I’m so glad we rent. It’s not that my wife Betsy and I are averse to homeownership. We’d love to have our own Victorian-style cottage or cobblestone house one day.

Since we’ve been together, Betsy and I have always chosen apartment-style living. You don’t have to deal with the maintenance or the headaches or pest control — that is until we moved to Newton in May. We decided a cute, little four-room house with a yard for our dog Jovie was the way to go.

Shortly after we moved in, Betsy and I took a weekend trip to Kansas City to see her brother and soon-to-be-sister-in-law and celebrate our one-year anniversary. Before we left, we experienced our first joys of household-living — little black ants enjoying every nook and cranny of the house.

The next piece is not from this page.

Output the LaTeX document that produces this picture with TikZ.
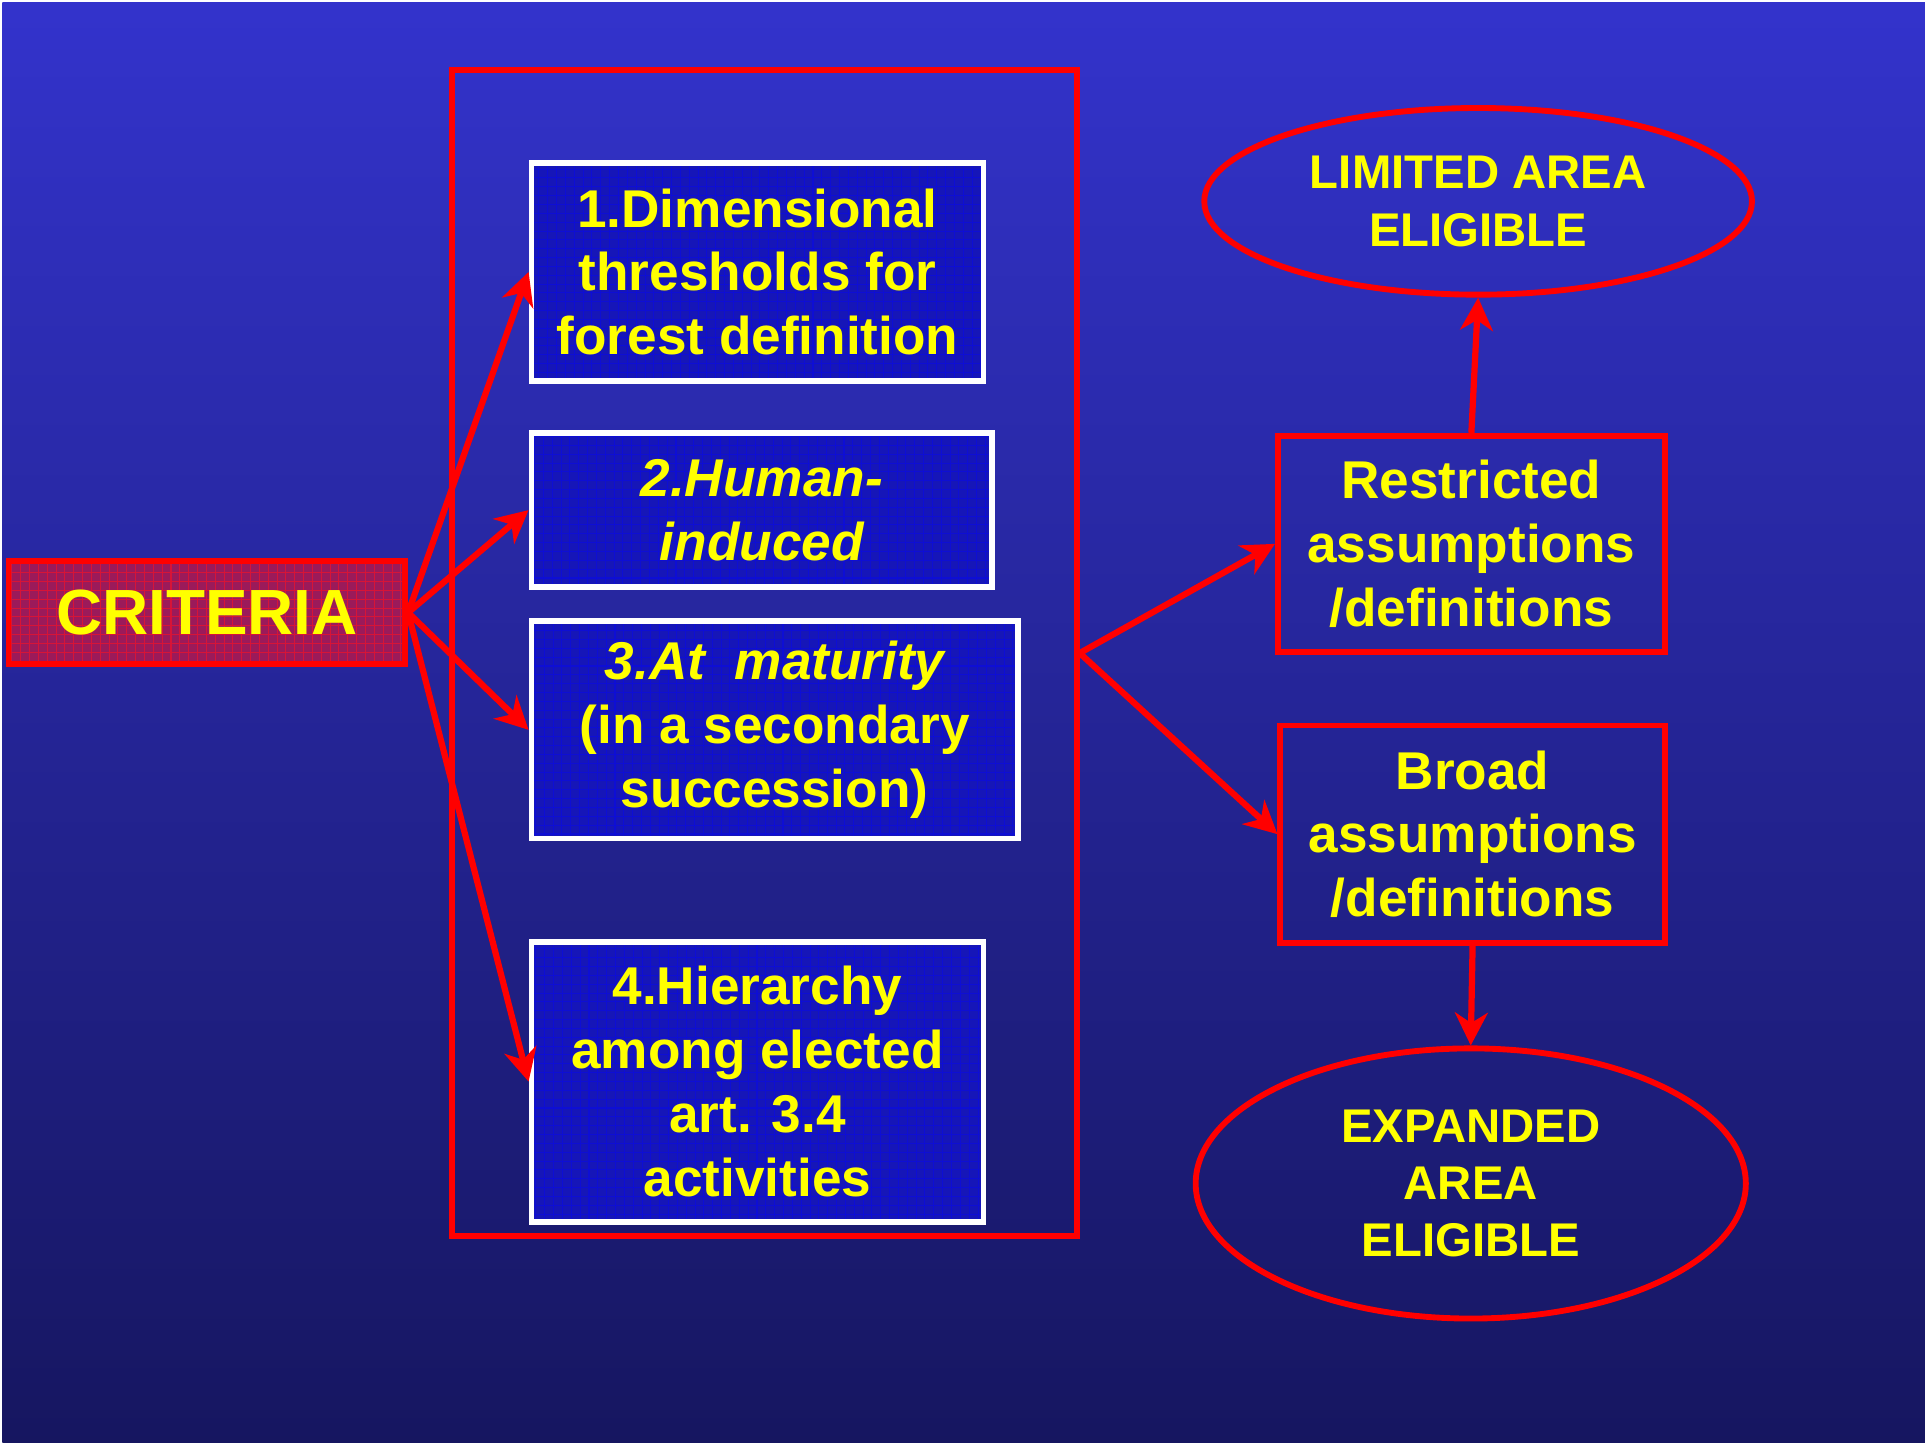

Our landlords agreed to come over and set traps while we were gone, so we locked and shuttered the house and tried to put the infestation behind us, at least for the weekend.

We also decided we’d buy a window air conditioning unit on our way back, as the forecast was starting to look like summer in Iowa.

We returned on a Sunday evening with our Frigidaire window unit. We walked in through our kitchen door and flipped on the lights to find an army of ants marching up and down the ironing board leaning against the fridge in two, nearly perfect straight lines. Inside the clear trap, a black mass was growing. On the floor, they were everywhere.

Mortified, Betsy grabbed the 409 Multi-surface spray and paper towels and began to break the little black soldiers’ line. Fighting back the Subway we’d eaten in Liberty, Mo., I grabbed the full ant traps and tied them closed in a plastic sack.

After the remaining ants retreated to their hideaway, our pest problem took a step up the food chain. One of the mice we’d seen running around before we left had met its end in one of six Victor wood and metal mouse traps we’d baited with peanut butter. The house mouse was stiff from rigor mortis, and one of us would have to pick it up.

The house, still closed-up from our weekend trip and coupled with Iowa’s late-May humidity, made our pest control a sweaty nightmare; however, our saving grace was waiting for us in the cardboard box and Styrofoam packaging. We tossed aside the mouse and ants and opened our new shiny pearl, 8,000 BTU window air conditioner.

This was the first window air unit I’d ever attempted to install as an adult without grandfatherly assistance. I knew it would be a tedious job but sitting on the floor in a 90-degree house, shirt off in a puddle of sweat, it would have been nice for the manufactures to write in the instructions that the insulation stripping would need to be cut in two to protect the entire windowsill.

As I’m wiping the sweat from my brow, trying to find the English instructions, Jovie walks up beside me. She sits on her hind paws and stares into my eyes for a moment, expressionless, then turns toward the stove and projectile vomits, spraying the lower half of the appliance. Seeing I’m about ready to concede defeat, Betsy jumps back in with the 409, then sits down with the air conditioner manual. She’s always far surpassed my abilities in assembling and fixing things around the house and quickly figured out the weather stripping debacle.

As a team, we installed the window unit and within 30 minutes, cold air was circulating through our little 550-square feet bungalow.

It was cool relief. When you’re a couple moving through life, each challenge hardens a part of you to get ready for the next. As we learned the next weekend when our car window was broken out in the early morning hours, in our own driveway, after a take-two on our anniversary date. We may not have laughed this one off, but it’s always better to deal with life’s mini-crises together.